Operation Second Wind (5-19 April 1945) was a diversionary attack on the far left of the Allied front line in Italy that saw the US 92nd Division capture the town of Massa, forcing the Germans to move precious reinforcements west to try and hold their line.
The 92nd Division had originally been forced of three regiments of African-American soldiers, with white officers. The division had a troubled history going back to training in the United States, with a poor relationship between the officers and men. The division’s first real taste of combat came in late December 1944, when the Germans launched an attack at the western end of the line (Operation Wintergewitter, 26-28 December 1944). The Germans pushed back the division, and captured a number of villages before withdrawing. Some parts of the division fought well, but others broke and fled several miles south, lowering the reputation of the division. In February 1944, the Division was used in a small scale offensive on the coastal sector (Operation Fourth Term, 8-11 February 1945), but this had also ended in failure.
Over the winter the division had been reorganised. Two of its original regiments, the 365th and 371st, had been detached to provide cover for the left flank of the 4th Corps. The best of their men had been concentrated in the 370th Infantry (Col. Raymond G. Sherman). Two new regiments had then joined the division, the Japanese-American 442nd (Lt. Col. Virgil R. Miller) and the 473rd (Col. William P. Yarborough), made up of some of the many surplus anti-aircraft gunners in Italy.
The division’s new target was Massa, on the south bank of the Frigido River, and the last part of the original Gothic Line still in German hands. The town was on the narrow coastal strip on the western end of the front line, a few miles south-east of La Spezia.

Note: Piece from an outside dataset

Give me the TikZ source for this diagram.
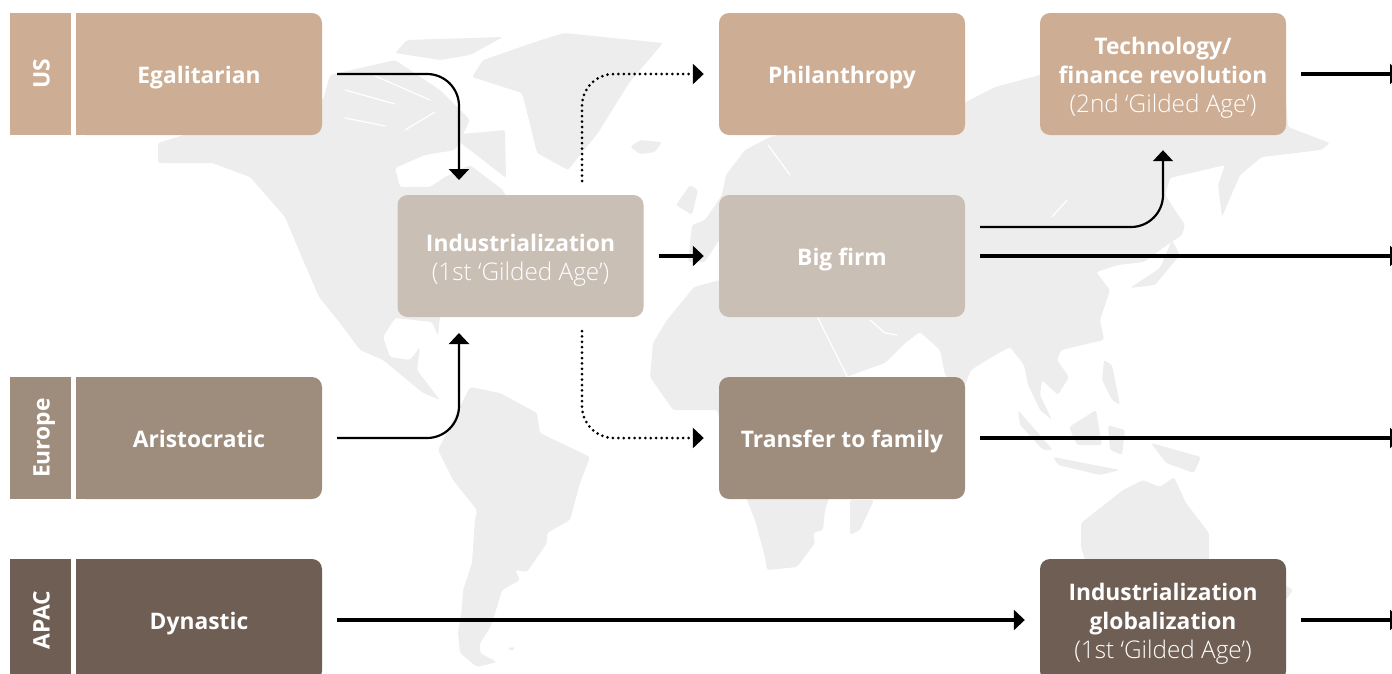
\documentclass[tikz,border=0pt]{standalone}
\usepackage{fontspec}
\setmainfont{Open Sans}
\newfontfamily\lightfont{Open Sans Light}
\usetikzlibrary{arrows.meta, positioning}
\definecolor{usTan}{HTML}{CDAE94}
\definecolor{midTaupe}{HTML}{CABFB5}
\definecolor{euTaupe}{HTML}{9E8C7D}
\definecolor{apacBrown}{HTML}{6E5E53}
\definecolor{mapGrey}{HTML}{EDEDED}
\tikzset{
	lane/.style={minimum width=246pt, minimum height=122pt, inner sep=0pt, align=center, text=white, rounded corners=10pt, font=\fontsize{22.8}{29}\selectfont, execute at begin node={\rule[-6pt]{0pt}{31pt}}},
	tab/.style={minimum width=122pt, minimum height=61pt, inner sep=0pt, rotate=90, text=white, text height=22pt, text depth=4pt, font=\fontsize{22.8}{29}\selectfont\bfseries},
	link/.style={line width=2.2pt, -{Triangle[length=11pt, width=20pt]}, shorten <=15pt, shorten >=15pt, rounded corners=32pt},
	thicklink/.style={link, line width=3.2pt},
	dotlink/.style={link, line width=3pt, line cap=round, dash pattern=on 0pt off 5.4pt},
	land/.style={fill=mapGrey, rounded corners=2.5pt},
	sea/.style={white, line width=1.2pt, line cap=round}
}
\newcommand{\thin}[1]{{\lightfont\fontsize{24.3}{29}\selectfont #1}}
\newcommand{\lift}{\rule{0pt}{25pt}}
\begin{document}
\begin{tikzpicture}[x=1pt, y=-1pt]
	\useasboundingbox (0,0) rectangle (1392,673);
	% world map
	\path[land] (158,143) -- (200,130) -- (323,100) -- (330,75) -- (395,60) -- (440,90) -- (470,120) -- (455,150) -- (425,155) -- (395,168) -- (400,187) -- (430,187) -- (445,177) -- (470,165) -- (503,190) -- (510,205) -- (500,240) -- (470,280) -- (440,317) -- (438,336) -- (432,322) -- (395,318) -- (383,337) -- (390,357) -- (410,360) -- (420,347) -- (417,370) -- (440,400) -- (423,393) -- (383,360) -- (360,350) -- (340,323) -- (319,297) -- (300,253) -- (285,217) -- (250,177) -- (212,163) -- (158,163) -- cycle;
	\path[land] (395,53) -- (407,40) -- (503,37) -- (470,55) -- (440,60) -- cycle;
	\path[land] (450,135) -- (505,130) -- (506,178) -- (470,150) -- cycle;
	\path[land] (472,77) -- (483,60) -- (541,40) -- (564,33) -- (663,43) -- (629,83) -- (598,133) -- (568,170) -- (537,153) -- (529,120) -- (522,93) -- cycle;
	\path[land] (630,147) -- (640,140) -- (662,142) -- (655,152) -- (640,154) -- cycle;
	\path[land] (470,387) -- (500,393) -- (537,413) -- (540,433) -- (590,457) -- (580,483) -- (570,520) -- (547,533) -- (547,543) -- (527,572) -- (515,570) -- (520,580) -- (502,590) -- (497,607) -- (490,628) -- (480,643) -- (480,653) -- (497,662) -- (477,667) -- (460,653) -- (458,633) -- (462,608) -- (463,590) -- (472,563) -- (475,520) -- (477,510) -- (453,480) -- (438,450) -- (453,420) -- cycle;
	\path[land] (507,648) -- (515,647) -- (513,651) -- cycle;
	\path[land] (720,280) -- (694,287) -- (667,320) -- (653,343) -- (650,377) -- (673,410) -- (717,410) -- (747,500) -- (755,520) -- (765,557) -- (767,570) -- (797,567) -- (815,543) -- (813,533) -- (823,530) -- (825,510) -- (830,495) -- (880,400) -- (846,377) -- (820,320) -- (800,300) -- cycle;
	\path[land] (726,175) -- (745,150) -- (770,137) -- (830,120) -- (960,105) -- (995,87) -- (1040,75) -- (1100,20) -- (1280,20) -- (1288,127) -- (1330,143) -- (1321,150) -- (1262,157) -- (1240,175) -- (1222,217) -- (1218,185) -- (1225,165) -- (1170,178) -- (1165,195) -- (1185,225) -- (1182,235) -- (1160,250) -- (1144,262) -- (1118,265) -- (1096,272) -- (1110,290) -- (1100,320) -- (1104,340) -- (1061,350) -- (1057,360) -- (1069,377) -- (1058,395) -- (1042,380) -- (1040,395) -- (1052,420) -- (1040,410) -- (1028,385) -- (1024,365) -- (1010,347) -- (990,358) -- (971,370) -- (963,390) -- (945,375) -- (940,350) -- (920,332) -- (905,343) -- (885,363) -- (846,377) -- (820,320) -- (800,290) -- (719,240) -- (705,262) -- (688,262) -- (692,225) -- (705,220) -- (722,195) -- cycle;
	\path[land] (676,205) -- (690,185) -- (698,190) -- (692,215) -- cycle;
	\path[land] (1130,288) -- (1160,268) -- (1172,240) -- (1180,255) -- (1155,285) -- cycle;
	\path[land] (850,500) -- (874,500) -- (860,530) -- (850,535) -- cycle;
	\path[land] (1018,410) -- (1053,450) -- (1043,450) -- (1020,425) -- cycle;
	\path[land] (1053,457) -- (1120,470) -- (1100,475) -- (1058,465) -- cycle;
	\path[land] (1069,427) -- (1096,410) -- (1102,445) -- (1077,445) -- cycle;
	\path[land] (1108,425) -- (1125,430) -- (1122,455) -- (1110,450) -- cycle;
	\path[land] (1104,360) -- (1112,365) -- (1120,405) -- (1112,400) -- (1102,380) -- cycle;
	\path[land] (1151,443) -- (1201,457) -- (1194,473) -- (1166,463) -- cycle;
	\path[land] (1143,480) -- (1160,487) -- (1174,477) -- (1186,503) -- (1209,533) -- (1209,570) -- (1088,570) -- (1081,547) -- (1081,523) -- (1123,490) -- cycle;
	\path[land] (1286,585) -- (1293,590) -- (1286,600) -- cycle;
	\draw[sea] (818,318) -- (848,378);
	\draw[sea] (870,320) -- (885,333) -- (897,335);
	\draw[sea] (768,145) -- (790,175);
	\draw[sea] (1067,200) -- (1052,217);
	\draw[sea] (345,90) -- (395,104);
	\draw[sea] (375,76) -- (430,100);
	\draw[sea] (345,118) -- (385,126);
	\draw[sea] (405,130) -- (435,112);
	% square corners of the first column
	\fill[usTan] (76,13) rectangle (140,135);
	\fill[euTaupe] (76,377) rectangle (140,499);
	\fill[apacBrown] (76,559) rectangle (140,681);
	\node[tab, fill=usTan] at (40.5,74) (US) {US};
	\node[tab, fill=euTaupe] at (40.5,438) (Europe) {Europe};
	\node[tab, fill=apacBrown] at (40.5,620) (APAC) {APAC};
	\node[lane, fill=usTan] at (199,74) (Egalitarian) {\textbf{Egalitarian}};
	\node[lane, fill=euTaupe] at (199,438) (Aristocratic) {\textbf{Aristocratic}};
	\node[lane, fill=apacBrown] at (199,620) (Dynastic) {\textbf{Dynastic}};
	\node[lane, fill=midTaupe] at (520.5,256) (Industrial) {\lift\textbf{Industrialization}\\\thin{(1st ‘Gilded Age’)}};
	\node[lane, fill=usTan] at (842,74) (Philanthropy) {\textbf{Philanthropy}};
	\node[lane, fill=midTaupe] at (842,256) (Big Firm) {\textbf{Big firm}};
	\node[lane, fill=euTaupe] at (842,438) (Transfer) {\textbf{Transfer to family}};
	\node[lane, fill=usTan] at (1163,74) (Technology) {\lift\textbf{Technology/}\\\textbf{finance revolution}\\\thin{(2nd ‘Gilded Age’)}};
	\node[lane, fill=apacBrown] at (1163,620) (Globalization) {\lift\textbf{Industrialization}\\\textbf{globalization}\\\thin{(1st ‘Gilded Age’)}};
	% free ends, on the box edges and past the page
	\coordinate (Industrial In Top) at (459,195);
	\coordinate (Industrial In Bottom) at (459,318);
	\coordinate (Industrial Out Top) at (582,196);
	\coordinate (Industrial Out Bottom) at (582,316);
	\coordinate (Big Firm Out) at (965,227);
	\coordinate (Exit Technology) at (1416,74);
	\coordinate (Exit Big Firm) at (1416,256);
	\coordinate (Exit Transfer) at (1416,438);
	\coordinate (Exit Globalization) at (1416,620);
	\draw[link] (Egalitarian.east) -| (Industrial In Top);
	\draw[link] (Aristocratic.east) -| (Industrial In Bottom);
	\draw[dotlink] (Industrial Out Top) |- (Philanthropy.west);
	\draw[dotlink] (Industrial Out Bottom) |- (Transfer.west);
	\draw[thicklink] (Industrial.east) -- (Big Firm.west);
	\draw[link] (Big Firm Out) -| (Technology.south);
	\draw[thicklink] (Big Firm.east) -- (Exit Big Firm);
	\draw[thicklink] (Transfer.east) -- (Exit Transfer);
	\draw[thicklink] (Technology.east) -- (Exit Technology);
	\draw[thicklink] (Dynastic.east) -- (Globalization.west);
	\draw[thicklink] (Globalization.east) -- (Exit Globalization);
\end{tikzpicture}
\end{document}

The plan was for the 370th Infantry to cross the Strettoia Hills, east of the town, with the 371st Infantry in the higher ground to their right. The 473rd was placed in the Serchpo valley, 14 miles north-east into the mountains. General Almond hoped that the Germans would withdraw from the town once it was outflanked in the mountains.
The attack began with an aerial bombardment of the German positions. This was followed by a 10 minute bombardment by American artillery and British destroyers. The 370th then attacked from a starting line five miles south-east of Massa. At first things went well, and the regiment advanced half way to Massa, but the Germans then counterattacked, forcing them back. A series of further attacks by the 370th made little progress.
On the right the 442nd captured Monte Gragolita, three miles to the south-east of Massa on the first day of the attack. By 7 April they had taken Monte Belvedere, two miles to the north-east. However the Germans showed no signs of being willing to abandon Massa without a fight.
In order to speed up the attack on the coast, General Almond swapped the 370th and 473rd Regiments. The 473rd then attacked up the coast, and had reached the outskirts of the town by midday on 9 April. At this point the Germans finally withdrew to avoid being trapped.
The American advance continued for a few days more. On 10 April the 442nd crossed the Frigido and captured Monte Bruguana, then on 11 April captured the marble quarry at Carrara, three miles to the north-west of the town.
On the coast the 473rd ran into more determined resistance, and also came under fire from the coastal guns at Punta Bianca, near the La Spezia Naval Base. The advance stopped on the Carrione creek, seven miles past Carrara. However the attack had achieved its main aim. Kesselring had moved a regiment from the 90th Panzer Grenadier Division from his reserve at Modena to the western end of the line, and it would be unavailable when the main Allied spring offensive began.